Jedenfalls wurde es ein wirklich toller Abend, den Virginia Jetzt! eröffneten. Und deren sommerliche Pophymnen paßten nicht nur perfekt zum Wetter, sondern bewiesen einmal mehr, daß deutschsprachige Popmusik nicht kopflastig geraten muß, um intelligent zu sein. Weil die beiden Bands mit Verspätung in Krefeld eingetroffen waren, hatte die Band ein wenig mit dem Sound zu kämpfen, aber mit großartigen Songs wie "Fast wie Giganten" oder "Love Nightliner" aus ihrer neuen EP "Mein Sein" im Gepäck konnten die vier trotzdem mehr als nur überzeugen. Irgendwie schafften sie es auch, zwischendurch Pavements "Shady Lane" anzuspielen, was zu einem skurrilen Dialog mit dem Publikum führte, der in der Aussage "Pavement kommen aus Krefeld" gipfelte. Jungs, wir glauben euch einfach alles!
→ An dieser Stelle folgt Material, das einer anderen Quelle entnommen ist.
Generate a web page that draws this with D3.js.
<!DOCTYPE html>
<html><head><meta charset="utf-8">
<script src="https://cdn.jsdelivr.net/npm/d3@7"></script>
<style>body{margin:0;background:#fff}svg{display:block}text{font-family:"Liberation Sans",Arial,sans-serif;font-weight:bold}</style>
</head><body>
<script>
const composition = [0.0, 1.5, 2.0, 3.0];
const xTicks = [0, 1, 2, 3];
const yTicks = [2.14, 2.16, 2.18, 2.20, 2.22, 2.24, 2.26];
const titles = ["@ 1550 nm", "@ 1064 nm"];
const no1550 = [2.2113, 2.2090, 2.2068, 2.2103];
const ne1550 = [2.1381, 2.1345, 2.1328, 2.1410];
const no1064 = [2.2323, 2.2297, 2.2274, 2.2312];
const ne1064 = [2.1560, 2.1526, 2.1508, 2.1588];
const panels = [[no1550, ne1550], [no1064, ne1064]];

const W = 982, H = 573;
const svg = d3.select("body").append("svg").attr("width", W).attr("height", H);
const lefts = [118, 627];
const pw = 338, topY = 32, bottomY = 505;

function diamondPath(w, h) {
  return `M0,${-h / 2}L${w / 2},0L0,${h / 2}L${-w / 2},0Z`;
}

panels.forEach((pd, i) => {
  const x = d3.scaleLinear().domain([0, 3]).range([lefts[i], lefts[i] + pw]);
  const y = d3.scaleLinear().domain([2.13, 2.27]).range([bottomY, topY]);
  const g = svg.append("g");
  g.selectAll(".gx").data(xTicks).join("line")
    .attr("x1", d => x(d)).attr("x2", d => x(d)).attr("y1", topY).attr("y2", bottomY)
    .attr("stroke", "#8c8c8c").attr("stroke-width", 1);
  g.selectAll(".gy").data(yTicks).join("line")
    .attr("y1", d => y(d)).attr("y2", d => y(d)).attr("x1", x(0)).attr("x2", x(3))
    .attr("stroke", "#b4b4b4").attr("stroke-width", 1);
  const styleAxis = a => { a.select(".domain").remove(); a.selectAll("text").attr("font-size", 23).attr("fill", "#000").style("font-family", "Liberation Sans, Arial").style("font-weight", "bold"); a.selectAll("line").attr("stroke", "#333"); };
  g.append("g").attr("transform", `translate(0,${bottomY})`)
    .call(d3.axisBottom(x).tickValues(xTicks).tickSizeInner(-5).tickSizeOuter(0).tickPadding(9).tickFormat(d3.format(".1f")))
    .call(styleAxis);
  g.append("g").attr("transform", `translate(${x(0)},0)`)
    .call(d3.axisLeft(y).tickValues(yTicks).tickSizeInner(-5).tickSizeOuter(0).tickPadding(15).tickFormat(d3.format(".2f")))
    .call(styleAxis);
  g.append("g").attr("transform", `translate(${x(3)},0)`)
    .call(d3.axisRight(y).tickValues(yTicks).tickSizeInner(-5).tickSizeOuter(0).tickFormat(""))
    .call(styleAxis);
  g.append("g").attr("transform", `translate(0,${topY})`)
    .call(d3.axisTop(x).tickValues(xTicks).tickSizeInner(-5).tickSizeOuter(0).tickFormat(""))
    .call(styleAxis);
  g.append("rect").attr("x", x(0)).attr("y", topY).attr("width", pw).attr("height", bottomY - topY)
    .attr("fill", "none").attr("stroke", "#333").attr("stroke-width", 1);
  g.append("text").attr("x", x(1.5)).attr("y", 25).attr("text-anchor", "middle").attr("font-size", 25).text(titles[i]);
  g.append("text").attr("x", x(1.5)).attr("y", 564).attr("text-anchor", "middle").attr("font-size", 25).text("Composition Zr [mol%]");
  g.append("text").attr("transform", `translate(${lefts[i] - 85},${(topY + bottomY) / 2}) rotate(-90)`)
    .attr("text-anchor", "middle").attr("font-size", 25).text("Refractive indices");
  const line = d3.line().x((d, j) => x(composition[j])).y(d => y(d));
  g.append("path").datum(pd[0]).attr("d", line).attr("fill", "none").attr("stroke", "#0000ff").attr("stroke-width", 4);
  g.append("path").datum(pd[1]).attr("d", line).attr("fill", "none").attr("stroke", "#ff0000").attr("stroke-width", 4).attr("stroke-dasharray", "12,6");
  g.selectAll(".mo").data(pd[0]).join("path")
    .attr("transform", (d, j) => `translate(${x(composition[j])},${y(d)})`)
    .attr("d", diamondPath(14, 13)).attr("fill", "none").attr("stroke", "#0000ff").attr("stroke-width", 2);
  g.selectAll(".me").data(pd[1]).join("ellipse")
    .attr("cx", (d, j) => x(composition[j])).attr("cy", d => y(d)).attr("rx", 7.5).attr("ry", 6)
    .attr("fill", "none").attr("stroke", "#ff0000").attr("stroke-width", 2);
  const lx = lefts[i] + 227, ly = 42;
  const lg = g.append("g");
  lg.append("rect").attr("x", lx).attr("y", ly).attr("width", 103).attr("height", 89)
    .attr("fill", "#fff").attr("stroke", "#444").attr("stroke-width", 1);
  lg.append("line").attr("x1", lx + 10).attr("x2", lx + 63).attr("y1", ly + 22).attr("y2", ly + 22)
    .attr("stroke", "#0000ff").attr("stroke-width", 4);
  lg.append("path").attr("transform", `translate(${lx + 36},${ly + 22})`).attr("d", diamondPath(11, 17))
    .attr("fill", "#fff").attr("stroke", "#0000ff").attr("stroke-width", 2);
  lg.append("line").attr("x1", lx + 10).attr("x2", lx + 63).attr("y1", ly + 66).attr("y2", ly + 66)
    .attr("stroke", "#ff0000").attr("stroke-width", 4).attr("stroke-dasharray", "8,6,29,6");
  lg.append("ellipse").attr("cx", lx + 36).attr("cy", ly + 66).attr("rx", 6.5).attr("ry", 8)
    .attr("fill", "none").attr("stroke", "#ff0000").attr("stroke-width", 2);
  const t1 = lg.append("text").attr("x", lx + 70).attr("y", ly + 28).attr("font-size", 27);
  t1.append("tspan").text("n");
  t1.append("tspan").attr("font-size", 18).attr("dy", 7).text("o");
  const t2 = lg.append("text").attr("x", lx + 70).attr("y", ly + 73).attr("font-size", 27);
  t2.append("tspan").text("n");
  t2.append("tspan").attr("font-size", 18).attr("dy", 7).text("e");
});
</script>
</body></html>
Und dann: Readymade, die angetreten waren, um die neuen Songs ihres dritten Albums "The Feeling Modified", das nun endlich im Juli erscheinen soll, vor zahlender Kundschaft zu testen. Deshalb hauten sie uns auch gleich einmal das ungewohnt trashige "Getaway" um die Ohren, und zwar mit fast unbändiger Power, als wollten sie noch einmal musikalisch unterstreichen, wie froh sie darüber waren, endlich wieder - noch dazu vor eigenem Publikum - auf der Bühne stehen zu können. Jedenfalls mischten sich die neuen Songs problemlos unter die alten Favoriten à la "It Could Be Nice", "When I Grow Up" oder "All These Things". "Day 2" büßte ein wenig sein hymnisches Brit-Pop-Feeling der Studioversion ein, ähnlich wie auch das epische "The Tease" ("Das sollte man mit 'Die Zicke' übersetzen", klärte Sänger Zac Johnson das Publikum auf), aber letztendlich war das mehr als in Ordnung, daß an diesem Abend auf willkommene Weise das Rock N Roll-Feeling überwog. Frei nach dem Motto: Wer Popmusik von uns will, muß sich dann eben das Album kaufen.

Readymade
Bei ihrem letzten Abstecher nach Krefeld vor drei Jahren hatten die vier witzigerweise spontan auf Zuruf Bryan Adams' "Summer Of 69" zum Besten gegeben, und das schien einigen so gut gefallen zu haben, daß auch dieses Mal wieder danach verlangt wurde. Daß Zac dann wirklich ein paar Zeilen des Songs sang, betonte noch einmal die großartige Stimmung auf und vor der Bühne. Als sich die vier nach einer wirklich mitreißenden Show mit "You Call It Trash, We Call It Rock N Roll" verabschiedeten, ahnten sie auch noch nicht, daß sie bei den Zugaben ungewollt das mit dem Trash und dem Rock N Roll in die Tat umsetzen würden. Denn auch wenn Zac natürlich beim finalen Hammer "Stromgitarre" vor dem Verstärker kniend schon ein wenig mit den typischen Rock N Roll-Klischees kokettieren wollte, hatte er doch ganz sicher nicht beabsichtigt, mit dem letzten Akkord seine brandneue Gibson SG zu zerstören. Doch eh er sich versah, lag die Gitarre in zwei Teilen, mit abgebrochenem Hals auf der Bühne - was Zac in einer Mischung aus Wut, Entsetzen und Schock dazu veranlaßte, auch noch in Udos ebenfalls ziemlich neues Drumkit zu springen... Für die Band war das zwar alles andere als witzig, für das Publikum aber war es irgendwie dennoch der perfekte Schlußpunkt für eine vor Energie übersprühende Show. Stellt sich noch die Frage: Wenn das jetzt nur die Aufwärmrunde war, wie gut wollen sie dann eigentlich noch werden?